EXERCISE:
Beginning with the first line below, please repeat the material exactly, ending with the line that includes "37.2, 37.4, 37.5]".

DATASET CONTENT:
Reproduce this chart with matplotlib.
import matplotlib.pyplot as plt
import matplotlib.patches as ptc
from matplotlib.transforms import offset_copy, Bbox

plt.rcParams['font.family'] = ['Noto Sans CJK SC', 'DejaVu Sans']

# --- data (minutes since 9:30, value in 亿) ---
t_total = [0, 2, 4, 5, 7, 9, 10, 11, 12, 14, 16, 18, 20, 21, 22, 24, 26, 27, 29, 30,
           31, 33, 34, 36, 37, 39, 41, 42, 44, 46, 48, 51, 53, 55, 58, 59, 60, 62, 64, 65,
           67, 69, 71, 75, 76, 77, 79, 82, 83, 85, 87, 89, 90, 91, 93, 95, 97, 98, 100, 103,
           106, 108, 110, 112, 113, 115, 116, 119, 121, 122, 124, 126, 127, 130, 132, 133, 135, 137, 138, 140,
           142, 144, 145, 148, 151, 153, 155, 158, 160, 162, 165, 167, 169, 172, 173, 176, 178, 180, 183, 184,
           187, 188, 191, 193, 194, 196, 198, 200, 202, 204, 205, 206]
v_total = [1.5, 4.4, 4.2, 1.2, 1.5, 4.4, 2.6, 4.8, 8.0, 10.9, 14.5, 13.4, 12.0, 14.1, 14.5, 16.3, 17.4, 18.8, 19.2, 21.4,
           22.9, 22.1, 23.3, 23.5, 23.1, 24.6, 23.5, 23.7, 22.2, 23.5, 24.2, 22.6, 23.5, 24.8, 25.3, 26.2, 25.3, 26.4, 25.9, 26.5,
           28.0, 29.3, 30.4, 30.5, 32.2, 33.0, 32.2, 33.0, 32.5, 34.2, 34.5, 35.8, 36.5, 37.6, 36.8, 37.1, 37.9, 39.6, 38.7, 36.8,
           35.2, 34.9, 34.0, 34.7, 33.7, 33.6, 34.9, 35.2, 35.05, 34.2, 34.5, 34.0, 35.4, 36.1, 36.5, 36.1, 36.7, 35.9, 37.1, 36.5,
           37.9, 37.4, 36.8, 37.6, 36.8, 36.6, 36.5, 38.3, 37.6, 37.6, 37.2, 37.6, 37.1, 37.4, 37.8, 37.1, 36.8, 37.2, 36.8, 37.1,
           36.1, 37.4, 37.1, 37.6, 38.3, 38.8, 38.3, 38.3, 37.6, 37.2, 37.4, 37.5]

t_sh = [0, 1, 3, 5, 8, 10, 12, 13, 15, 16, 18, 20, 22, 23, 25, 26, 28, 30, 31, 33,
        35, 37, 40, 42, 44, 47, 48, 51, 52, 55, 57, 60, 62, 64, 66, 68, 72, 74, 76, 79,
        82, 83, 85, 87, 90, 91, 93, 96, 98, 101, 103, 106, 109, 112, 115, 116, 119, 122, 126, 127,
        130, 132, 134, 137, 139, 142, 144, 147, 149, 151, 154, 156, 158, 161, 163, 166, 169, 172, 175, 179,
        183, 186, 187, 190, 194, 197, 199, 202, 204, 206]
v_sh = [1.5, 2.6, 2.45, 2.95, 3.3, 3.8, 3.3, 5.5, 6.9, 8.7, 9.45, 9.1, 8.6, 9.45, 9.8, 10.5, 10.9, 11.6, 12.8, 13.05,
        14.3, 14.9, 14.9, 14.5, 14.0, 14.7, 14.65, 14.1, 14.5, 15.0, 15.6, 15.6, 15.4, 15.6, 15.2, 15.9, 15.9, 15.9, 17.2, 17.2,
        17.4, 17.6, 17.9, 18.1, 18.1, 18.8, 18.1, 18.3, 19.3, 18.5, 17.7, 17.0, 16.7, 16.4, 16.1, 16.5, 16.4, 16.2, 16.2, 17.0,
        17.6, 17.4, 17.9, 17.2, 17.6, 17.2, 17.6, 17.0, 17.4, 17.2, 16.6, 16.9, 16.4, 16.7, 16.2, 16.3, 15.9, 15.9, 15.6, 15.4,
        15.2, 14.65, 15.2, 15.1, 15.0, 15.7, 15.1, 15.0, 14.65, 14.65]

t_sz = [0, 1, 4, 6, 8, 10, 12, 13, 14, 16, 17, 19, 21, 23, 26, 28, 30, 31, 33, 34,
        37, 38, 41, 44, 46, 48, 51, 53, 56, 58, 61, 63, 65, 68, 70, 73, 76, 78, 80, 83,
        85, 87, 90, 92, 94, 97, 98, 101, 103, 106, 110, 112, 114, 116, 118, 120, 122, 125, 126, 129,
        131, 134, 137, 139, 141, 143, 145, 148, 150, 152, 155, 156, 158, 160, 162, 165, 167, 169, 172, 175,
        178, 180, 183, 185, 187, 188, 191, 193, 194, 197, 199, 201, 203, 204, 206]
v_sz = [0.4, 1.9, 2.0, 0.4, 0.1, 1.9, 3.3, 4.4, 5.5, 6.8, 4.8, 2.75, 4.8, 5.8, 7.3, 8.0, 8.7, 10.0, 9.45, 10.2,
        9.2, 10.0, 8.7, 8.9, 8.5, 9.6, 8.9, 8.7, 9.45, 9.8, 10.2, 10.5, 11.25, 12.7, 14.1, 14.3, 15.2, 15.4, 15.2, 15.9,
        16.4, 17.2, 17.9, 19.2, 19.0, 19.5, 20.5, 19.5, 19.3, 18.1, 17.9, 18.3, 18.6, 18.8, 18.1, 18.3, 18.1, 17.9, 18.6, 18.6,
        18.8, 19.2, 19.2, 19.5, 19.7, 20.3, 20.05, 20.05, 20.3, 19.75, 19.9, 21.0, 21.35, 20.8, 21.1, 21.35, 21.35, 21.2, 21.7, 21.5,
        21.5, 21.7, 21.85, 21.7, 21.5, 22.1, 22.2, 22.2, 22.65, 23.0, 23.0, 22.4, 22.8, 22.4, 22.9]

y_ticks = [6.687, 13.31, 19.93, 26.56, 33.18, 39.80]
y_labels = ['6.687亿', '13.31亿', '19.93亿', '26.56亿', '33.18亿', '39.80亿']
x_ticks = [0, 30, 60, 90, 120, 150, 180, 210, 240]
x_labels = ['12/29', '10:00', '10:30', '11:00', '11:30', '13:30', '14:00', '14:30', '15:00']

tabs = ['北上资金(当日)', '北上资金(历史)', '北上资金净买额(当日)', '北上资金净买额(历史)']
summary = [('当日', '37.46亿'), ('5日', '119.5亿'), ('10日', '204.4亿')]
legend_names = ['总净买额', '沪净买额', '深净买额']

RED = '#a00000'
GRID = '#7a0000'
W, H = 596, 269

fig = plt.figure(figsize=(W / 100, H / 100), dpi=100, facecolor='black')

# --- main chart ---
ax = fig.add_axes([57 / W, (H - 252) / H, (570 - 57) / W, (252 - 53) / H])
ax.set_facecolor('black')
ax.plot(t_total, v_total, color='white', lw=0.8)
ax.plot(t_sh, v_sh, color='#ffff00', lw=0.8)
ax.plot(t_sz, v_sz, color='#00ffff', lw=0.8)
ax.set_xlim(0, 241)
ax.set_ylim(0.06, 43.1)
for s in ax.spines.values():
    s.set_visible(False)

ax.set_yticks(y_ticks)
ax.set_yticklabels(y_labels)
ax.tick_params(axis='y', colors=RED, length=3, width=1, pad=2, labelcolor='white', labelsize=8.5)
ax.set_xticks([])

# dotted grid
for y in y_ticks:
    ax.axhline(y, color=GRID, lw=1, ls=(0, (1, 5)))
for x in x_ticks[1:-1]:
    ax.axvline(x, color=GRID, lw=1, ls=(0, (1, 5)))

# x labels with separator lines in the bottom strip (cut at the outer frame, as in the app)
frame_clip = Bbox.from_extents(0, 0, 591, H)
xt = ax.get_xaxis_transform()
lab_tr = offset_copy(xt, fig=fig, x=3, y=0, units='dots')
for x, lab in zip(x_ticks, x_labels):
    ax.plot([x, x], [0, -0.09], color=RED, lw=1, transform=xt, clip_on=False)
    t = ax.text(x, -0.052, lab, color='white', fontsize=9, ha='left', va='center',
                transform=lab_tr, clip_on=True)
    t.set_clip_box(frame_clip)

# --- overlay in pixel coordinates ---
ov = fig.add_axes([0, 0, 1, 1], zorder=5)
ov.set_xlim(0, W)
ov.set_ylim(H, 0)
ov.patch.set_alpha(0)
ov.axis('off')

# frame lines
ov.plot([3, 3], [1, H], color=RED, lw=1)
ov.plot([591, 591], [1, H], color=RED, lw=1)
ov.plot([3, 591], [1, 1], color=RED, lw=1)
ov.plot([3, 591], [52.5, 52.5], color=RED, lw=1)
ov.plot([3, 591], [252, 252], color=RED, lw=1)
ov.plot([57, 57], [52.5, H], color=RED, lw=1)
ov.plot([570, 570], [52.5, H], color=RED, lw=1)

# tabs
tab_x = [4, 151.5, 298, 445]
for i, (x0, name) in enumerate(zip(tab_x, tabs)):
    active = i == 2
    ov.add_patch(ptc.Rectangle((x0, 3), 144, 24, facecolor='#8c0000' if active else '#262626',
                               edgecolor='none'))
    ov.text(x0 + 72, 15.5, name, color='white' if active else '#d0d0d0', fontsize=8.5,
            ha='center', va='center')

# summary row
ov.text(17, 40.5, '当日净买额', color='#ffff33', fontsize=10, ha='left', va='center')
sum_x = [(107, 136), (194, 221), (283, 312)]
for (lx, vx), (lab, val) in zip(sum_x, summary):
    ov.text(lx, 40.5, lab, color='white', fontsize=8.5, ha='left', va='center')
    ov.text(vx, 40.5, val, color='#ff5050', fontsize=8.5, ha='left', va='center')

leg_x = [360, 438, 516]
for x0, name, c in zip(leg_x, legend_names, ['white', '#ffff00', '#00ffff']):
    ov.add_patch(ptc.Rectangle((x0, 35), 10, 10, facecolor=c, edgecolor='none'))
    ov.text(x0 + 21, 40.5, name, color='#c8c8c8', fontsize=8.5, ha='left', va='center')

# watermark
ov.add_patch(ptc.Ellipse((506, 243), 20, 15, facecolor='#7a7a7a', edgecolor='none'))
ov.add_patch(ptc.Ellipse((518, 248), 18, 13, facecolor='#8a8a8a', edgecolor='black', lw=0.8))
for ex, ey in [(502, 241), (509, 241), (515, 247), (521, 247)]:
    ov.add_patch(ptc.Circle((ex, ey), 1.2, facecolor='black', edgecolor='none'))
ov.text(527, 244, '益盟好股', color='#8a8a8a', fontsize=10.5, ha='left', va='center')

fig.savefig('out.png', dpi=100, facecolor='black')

SOLUTION FOR THIS TASK:
Reproduce this chart with matplotlib.
import matplotlib.pyplot as plt
import matplotlib.patches as ptc
from matplotlib.transforms import offset_copy, Bbox

plt.rcParams['font.family'] = ['Noto Sans CJK SC', 'DejaVu Sans']

# --- data (minutes since 9:30, value in 亿) ---
t_total = [0, 2, 4, 5, 7, 9, 10, 11, 12, 14, 16, 18, 20, 21, 22, 24, 26, 27, 29, 30,
           31, 33, 34, 36, 37, 39, 41, 42, 44, 46, 48, 51, 53, 55, 58, 59, 60, 62, 64, 65,
           67, 69, 71, 75, 76, 77, 79, 82, 83, 85, 87, 89, 90, 91, 93, 95, 97, 98, 100, 103,
           106, 108, 110, 112, 113, 115, 116, 119, 121, 122, 124, 126, 127, 130, 132, 133, 135, 137, 138, 140,
           142, 144, 145, 148, 151, 153, 155, 158, 160, 162, 165, 167, 169, 172, 173, 176, 178, 180, 183, 184,
           187, 188, 191, 193, 194, 196, 198, 200, 202, 204, 205, 206]
v_total = [1.5, 4.4, 4.2, 1.2, 1.5, 4.4, 2.6, 4.8, 8.0, 10.9, 14.5, 13.4, 12.0, 14.1, 14.5, 16.3, 17.4, 18.8, 19.2, 21.4,
           22.9, 22.1, 23.3, 23.5, 23.1, 24.6, 23.5, 23.7, 22.2, 23.5, 24.2, 22.6, 23.5, 24.8, 25.3, 26.2, 25.3, 26.4, 25.9, 26.5,
           28.0, 29.3, 30.4, 30.5, 32.2, 33.0, 32.2, 33.0, 32.5, 34.2, 34.5, 35.8, 36.5, 37.6, 36.8, 37.1, 37.9, 39.6, 38.7, 36.8,
           35.2, 34.9, 34.0, 34.7, 33.7, 33.6, 34.9, 35.2, 35.05, 34.2, 34.5, 34.0, 35.4, 36.1, 36.5, 36.1, 36.7, 35.9, 37.1, 36.5,
           37.9, 37.4, 36.8, 37.6, 36.8, 36.6, 36.5, 38.3, 37.6, 37.6, 37.2, 37.6, 37.1, 37.4, 37.8, 37.1, 36.8, 37.2, 36.8, 37.1,
           36.1, 37.4, 37.1, 37.6, 38.3, 38.8, 38.3, 38.3, 37.6, 37.2, 37.4, 37.5]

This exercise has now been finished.